------ Records supplied
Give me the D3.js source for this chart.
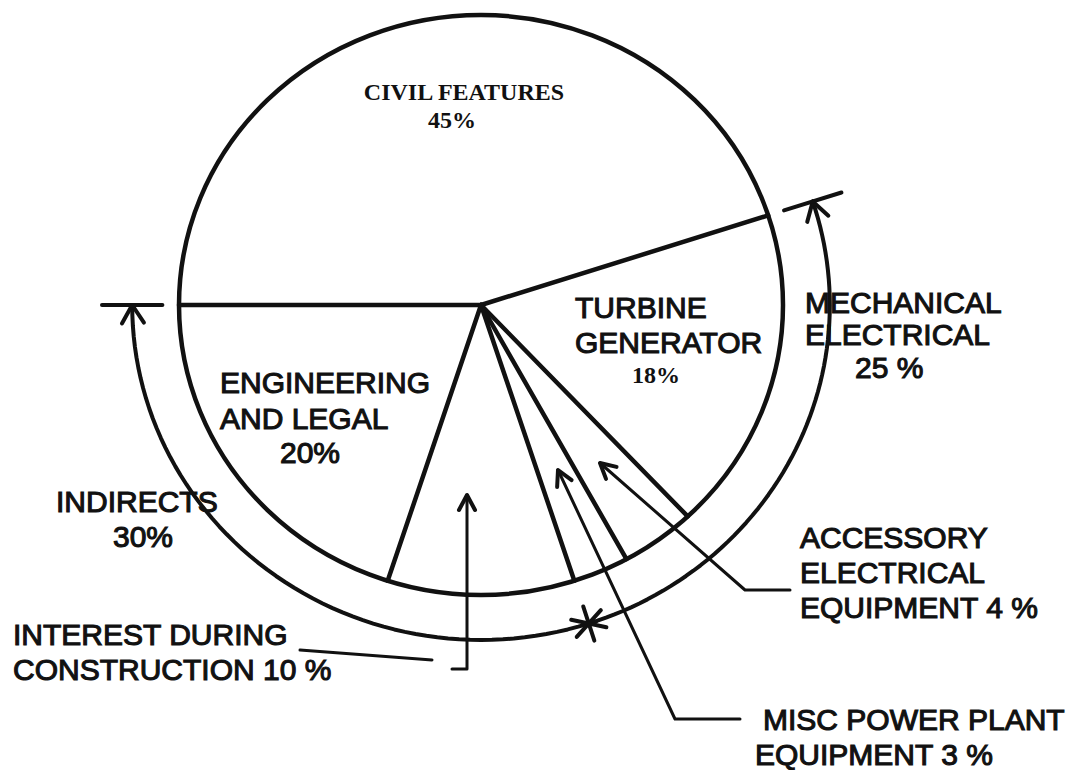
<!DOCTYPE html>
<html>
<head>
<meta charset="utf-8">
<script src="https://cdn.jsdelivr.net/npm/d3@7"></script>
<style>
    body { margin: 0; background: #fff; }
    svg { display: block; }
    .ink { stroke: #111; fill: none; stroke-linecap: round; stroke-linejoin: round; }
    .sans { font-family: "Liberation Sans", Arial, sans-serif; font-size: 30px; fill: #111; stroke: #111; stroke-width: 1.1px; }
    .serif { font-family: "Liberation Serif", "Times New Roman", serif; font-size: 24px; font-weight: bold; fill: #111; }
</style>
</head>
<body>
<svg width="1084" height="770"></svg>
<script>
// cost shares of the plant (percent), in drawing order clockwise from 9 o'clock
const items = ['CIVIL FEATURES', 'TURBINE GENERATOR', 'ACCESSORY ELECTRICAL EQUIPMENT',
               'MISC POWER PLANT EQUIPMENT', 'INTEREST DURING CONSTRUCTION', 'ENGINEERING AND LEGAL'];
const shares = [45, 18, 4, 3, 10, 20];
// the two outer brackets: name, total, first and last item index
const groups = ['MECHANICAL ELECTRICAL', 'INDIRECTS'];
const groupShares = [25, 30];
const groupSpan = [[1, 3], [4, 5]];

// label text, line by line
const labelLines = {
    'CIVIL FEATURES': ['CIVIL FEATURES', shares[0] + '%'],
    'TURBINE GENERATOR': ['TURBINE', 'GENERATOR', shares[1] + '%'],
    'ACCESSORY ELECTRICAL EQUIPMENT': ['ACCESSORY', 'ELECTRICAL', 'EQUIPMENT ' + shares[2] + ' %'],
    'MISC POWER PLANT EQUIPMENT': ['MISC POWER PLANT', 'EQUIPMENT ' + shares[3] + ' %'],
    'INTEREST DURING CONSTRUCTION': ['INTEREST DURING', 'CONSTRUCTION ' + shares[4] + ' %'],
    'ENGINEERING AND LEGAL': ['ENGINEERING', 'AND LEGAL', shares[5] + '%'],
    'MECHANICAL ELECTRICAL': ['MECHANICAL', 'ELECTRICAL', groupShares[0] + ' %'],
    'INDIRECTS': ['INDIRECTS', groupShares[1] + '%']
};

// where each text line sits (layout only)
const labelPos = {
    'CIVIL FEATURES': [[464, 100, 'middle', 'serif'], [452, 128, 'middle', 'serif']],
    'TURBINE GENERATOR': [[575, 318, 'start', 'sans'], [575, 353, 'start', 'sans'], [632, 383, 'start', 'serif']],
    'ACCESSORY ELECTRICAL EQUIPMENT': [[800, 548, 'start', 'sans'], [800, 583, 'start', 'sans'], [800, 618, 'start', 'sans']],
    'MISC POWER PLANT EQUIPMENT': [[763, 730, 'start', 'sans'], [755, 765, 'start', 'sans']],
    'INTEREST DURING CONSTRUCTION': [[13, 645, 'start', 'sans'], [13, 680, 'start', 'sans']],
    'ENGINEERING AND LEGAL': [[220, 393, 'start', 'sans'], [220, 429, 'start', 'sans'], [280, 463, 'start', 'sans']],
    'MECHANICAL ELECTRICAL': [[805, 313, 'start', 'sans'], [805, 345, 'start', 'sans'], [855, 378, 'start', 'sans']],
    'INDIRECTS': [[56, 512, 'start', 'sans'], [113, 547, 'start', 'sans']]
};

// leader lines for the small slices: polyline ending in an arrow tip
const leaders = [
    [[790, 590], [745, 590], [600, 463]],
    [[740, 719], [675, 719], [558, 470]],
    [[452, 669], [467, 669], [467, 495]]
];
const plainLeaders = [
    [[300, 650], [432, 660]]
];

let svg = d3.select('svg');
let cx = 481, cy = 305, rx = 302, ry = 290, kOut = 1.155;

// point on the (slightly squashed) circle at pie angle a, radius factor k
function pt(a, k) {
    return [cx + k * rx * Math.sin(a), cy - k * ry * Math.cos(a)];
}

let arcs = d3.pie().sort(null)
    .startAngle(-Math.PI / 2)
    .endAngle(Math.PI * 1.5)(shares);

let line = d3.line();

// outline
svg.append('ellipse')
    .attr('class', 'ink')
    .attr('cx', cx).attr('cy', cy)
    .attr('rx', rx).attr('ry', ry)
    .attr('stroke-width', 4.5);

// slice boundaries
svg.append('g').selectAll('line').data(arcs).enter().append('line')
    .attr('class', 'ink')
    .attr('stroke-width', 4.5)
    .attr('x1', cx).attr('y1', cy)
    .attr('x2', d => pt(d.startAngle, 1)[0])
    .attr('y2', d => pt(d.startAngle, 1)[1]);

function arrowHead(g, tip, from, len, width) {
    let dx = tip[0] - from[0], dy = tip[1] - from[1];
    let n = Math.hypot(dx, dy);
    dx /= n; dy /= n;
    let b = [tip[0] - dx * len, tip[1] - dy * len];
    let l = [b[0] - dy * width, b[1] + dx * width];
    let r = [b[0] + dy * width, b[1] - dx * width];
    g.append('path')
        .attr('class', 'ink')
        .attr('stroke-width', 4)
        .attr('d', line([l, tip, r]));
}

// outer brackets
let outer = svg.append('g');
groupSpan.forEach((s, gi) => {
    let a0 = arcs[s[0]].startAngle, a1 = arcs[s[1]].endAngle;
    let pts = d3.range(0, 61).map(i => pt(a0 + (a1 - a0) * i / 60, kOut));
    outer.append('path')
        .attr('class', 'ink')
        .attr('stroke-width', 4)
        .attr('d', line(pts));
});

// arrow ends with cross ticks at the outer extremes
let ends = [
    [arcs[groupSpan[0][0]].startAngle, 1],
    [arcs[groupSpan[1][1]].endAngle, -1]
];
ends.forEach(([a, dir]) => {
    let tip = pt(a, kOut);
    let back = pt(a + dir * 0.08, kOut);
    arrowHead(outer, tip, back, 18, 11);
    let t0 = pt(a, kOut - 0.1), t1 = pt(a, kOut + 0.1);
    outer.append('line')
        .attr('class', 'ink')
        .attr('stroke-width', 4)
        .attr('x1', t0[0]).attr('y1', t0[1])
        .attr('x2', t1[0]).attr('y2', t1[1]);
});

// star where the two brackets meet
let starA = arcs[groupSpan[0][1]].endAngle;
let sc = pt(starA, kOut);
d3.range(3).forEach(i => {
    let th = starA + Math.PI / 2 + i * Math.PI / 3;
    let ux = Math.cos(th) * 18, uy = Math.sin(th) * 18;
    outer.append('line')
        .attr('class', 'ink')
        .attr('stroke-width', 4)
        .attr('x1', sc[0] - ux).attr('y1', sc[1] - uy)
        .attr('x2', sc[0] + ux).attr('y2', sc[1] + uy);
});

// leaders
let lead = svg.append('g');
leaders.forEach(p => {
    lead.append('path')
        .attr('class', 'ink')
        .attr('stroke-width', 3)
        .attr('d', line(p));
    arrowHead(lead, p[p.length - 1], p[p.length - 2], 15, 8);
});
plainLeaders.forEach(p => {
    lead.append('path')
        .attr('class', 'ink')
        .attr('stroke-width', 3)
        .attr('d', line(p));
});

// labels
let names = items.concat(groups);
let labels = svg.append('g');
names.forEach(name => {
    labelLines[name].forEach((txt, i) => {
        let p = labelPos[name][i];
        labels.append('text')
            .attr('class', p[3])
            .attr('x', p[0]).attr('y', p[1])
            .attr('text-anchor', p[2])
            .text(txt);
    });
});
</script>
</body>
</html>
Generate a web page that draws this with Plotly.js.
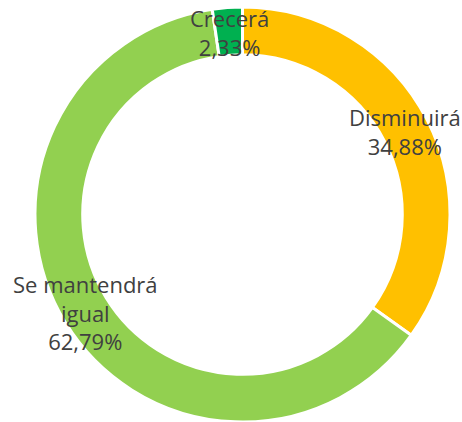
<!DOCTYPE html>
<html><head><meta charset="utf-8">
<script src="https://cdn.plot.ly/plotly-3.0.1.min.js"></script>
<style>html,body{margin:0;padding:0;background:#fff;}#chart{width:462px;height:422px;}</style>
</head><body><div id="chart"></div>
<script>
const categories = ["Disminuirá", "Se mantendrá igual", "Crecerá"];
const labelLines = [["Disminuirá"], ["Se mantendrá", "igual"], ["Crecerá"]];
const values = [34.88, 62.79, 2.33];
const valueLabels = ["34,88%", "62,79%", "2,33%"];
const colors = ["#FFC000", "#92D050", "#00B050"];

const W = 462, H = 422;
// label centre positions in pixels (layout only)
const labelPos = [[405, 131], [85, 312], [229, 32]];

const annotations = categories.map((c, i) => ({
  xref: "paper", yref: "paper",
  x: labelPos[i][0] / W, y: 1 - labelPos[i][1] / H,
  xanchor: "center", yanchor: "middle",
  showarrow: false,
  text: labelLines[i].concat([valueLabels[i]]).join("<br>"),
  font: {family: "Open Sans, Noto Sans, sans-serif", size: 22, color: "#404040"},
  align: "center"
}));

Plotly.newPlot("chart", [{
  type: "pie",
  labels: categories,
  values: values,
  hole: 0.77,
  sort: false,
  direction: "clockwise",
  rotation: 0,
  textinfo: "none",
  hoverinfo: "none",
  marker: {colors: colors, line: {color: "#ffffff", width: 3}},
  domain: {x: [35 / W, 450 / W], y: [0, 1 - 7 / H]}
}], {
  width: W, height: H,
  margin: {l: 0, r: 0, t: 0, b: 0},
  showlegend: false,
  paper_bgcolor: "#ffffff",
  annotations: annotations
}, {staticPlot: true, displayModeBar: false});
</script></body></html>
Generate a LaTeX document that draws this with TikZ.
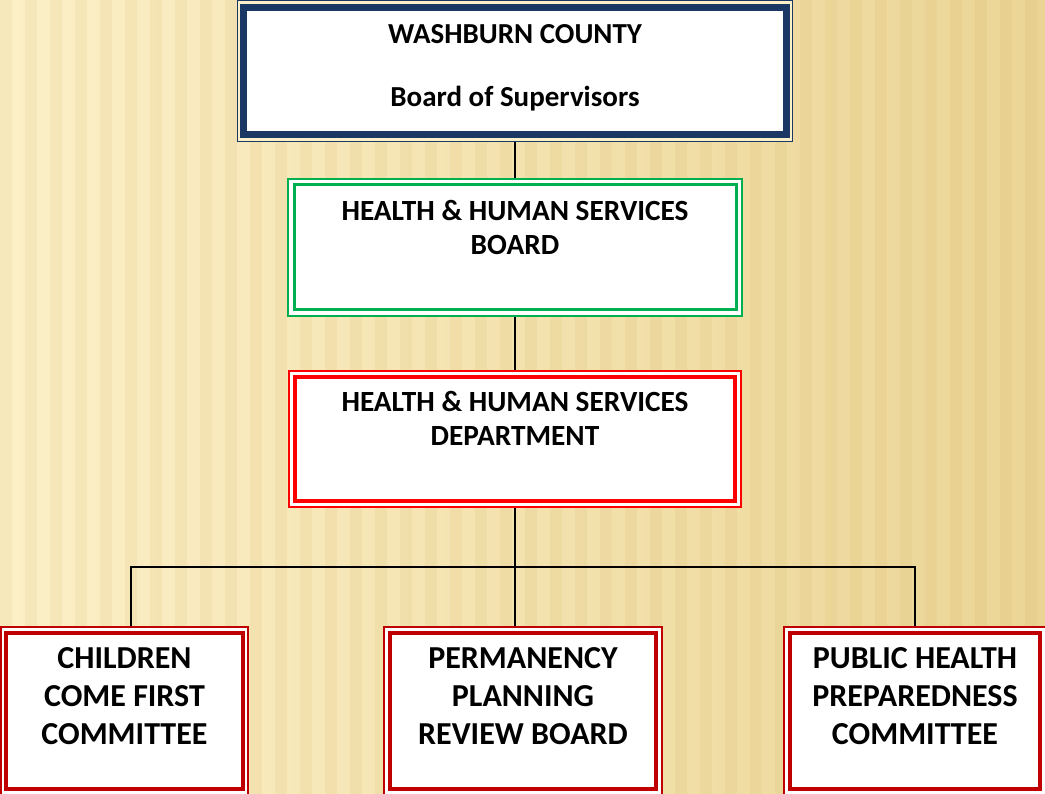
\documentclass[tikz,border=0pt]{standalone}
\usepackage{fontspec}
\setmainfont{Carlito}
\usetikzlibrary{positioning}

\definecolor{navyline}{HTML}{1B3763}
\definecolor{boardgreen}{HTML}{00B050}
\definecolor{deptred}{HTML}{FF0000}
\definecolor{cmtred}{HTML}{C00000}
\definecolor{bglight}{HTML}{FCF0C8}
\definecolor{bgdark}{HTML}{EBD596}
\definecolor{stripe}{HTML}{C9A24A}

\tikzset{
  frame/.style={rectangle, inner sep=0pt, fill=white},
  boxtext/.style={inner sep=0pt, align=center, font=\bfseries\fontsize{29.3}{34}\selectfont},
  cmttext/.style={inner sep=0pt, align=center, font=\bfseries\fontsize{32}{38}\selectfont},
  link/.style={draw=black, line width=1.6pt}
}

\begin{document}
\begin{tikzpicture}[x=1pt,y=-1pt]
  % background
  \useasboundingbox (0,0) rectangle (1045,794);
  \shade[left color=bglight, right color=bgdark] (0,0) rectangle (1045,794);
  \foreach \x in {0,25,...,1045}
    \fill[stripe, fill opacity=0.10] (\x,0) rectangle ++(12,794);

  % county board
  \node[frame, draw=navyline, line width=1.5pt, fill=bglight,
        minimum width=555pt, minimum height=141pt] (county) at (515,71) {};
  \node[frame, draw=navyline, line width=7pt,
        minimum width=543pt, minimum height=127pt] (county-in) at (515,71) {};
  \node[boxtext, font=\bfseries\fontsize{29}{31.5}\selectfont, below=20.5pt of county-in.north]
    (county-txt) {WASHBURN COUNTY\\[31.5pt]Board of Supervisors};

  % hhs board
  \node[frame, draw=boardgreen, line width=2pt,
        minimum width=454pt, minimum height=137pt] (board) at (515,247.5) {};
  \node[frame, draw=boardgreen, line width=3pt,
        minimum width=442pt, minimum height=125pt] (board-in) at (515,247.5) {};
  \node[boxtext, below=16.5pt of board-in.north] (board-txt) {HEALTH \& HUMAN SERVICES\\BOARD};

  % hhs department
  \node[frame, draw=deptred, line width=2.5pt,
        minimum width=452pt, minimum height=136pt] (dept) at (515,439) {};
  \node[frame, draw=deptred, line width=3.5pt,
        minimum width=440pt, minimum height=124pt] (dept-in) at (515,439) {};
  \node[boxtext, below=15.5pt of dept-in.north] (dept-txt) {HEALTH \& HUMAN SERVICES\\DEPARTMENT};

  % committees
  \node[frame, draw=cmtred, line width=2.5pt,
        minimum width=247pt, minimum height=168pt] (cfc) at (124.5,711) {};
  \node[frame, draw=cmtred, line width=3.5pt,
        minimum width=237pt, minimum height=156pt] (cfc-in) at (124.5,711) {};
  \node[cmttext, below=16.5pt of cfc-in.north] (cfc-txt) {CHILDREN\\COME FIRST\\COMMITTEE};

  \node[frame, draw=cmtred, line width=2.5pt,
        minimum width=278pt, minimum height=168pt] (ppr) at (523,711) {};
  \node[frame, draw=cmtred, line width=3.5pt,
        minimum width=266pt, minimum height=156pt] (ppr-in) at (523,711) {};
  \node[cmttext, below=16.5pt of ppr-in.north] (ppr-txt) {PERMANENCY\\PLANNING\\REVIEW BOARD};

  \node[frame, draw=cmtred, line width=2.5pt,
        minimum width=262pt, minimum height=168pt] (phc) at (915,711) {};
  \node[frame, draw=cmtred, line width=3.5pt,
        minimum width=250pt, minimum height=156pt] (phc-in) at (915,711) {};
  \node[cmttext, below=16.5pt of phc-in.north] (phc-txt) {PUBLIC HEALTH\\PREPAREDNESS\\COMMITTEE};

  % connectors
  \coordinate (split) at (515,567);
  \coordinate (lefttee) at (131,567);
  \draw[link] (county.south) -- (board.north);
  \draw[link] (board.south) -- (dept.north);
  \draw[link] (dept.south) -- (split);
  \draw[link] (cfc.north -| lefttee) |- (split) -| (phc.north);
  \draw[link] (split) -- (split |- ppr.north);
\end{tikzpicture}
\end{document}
------------
■ **Exercise**: Your task is to reproduce the entries above word for word, from the first line through the line with "const groupSpan = [[1, 3], [4, 5]];", and please leave out any pictures.

■ **Task answer**:
Give me the D3.js source for this chart.
<!DOCTYPE html>
<html>
<head>
<meta charset="utf-8">
<script src="https://cdn.jsdelivr.net/npm/d3@7"></script>
<style>
    body { margin: 0; background: #fff; }
    svg { display: block; }
    .ink { stroke: #111; fill: none; stroke-linecap: round; stroke-linejoin: round; }
    .sans { font-family: "Liberation Sans", Arial, sans-serif; font-size: 30px; fill: #111; stroke: #111; stroke-width: 1.1px; }
    .serif { font-family: "Liberation Serif", "Times New Roman", serif; font-size: 24px; font-weight: bold; fill: #111; }
</style>
</head>
<body>
<svg width="1084" height="770"></svg>
<script>
// cost shares of the plant (percent), in drawing order clockwise from 9 o'clock
const items = ['CIVIL FEATURES', 'TURBINE GENERATOR', 'ACCESSORY ELECTRICAL EQUIPMENT',
               'MISC POWER PLANT EQUIPMENT', 'INTEREST DURING CONSTRUCTION', 'ENGINEERING AND LEGAL'];
const shares = [45, 18, 4, 3, 10, 20];
// the two outer brackets: name, total, first and last item index
const groups = ['MECHANICAL ELECTRICAL', 'INDIRECTS'];
const groupShares = [25, 30];
const groupSpan = [[1, 3], [4, 5]];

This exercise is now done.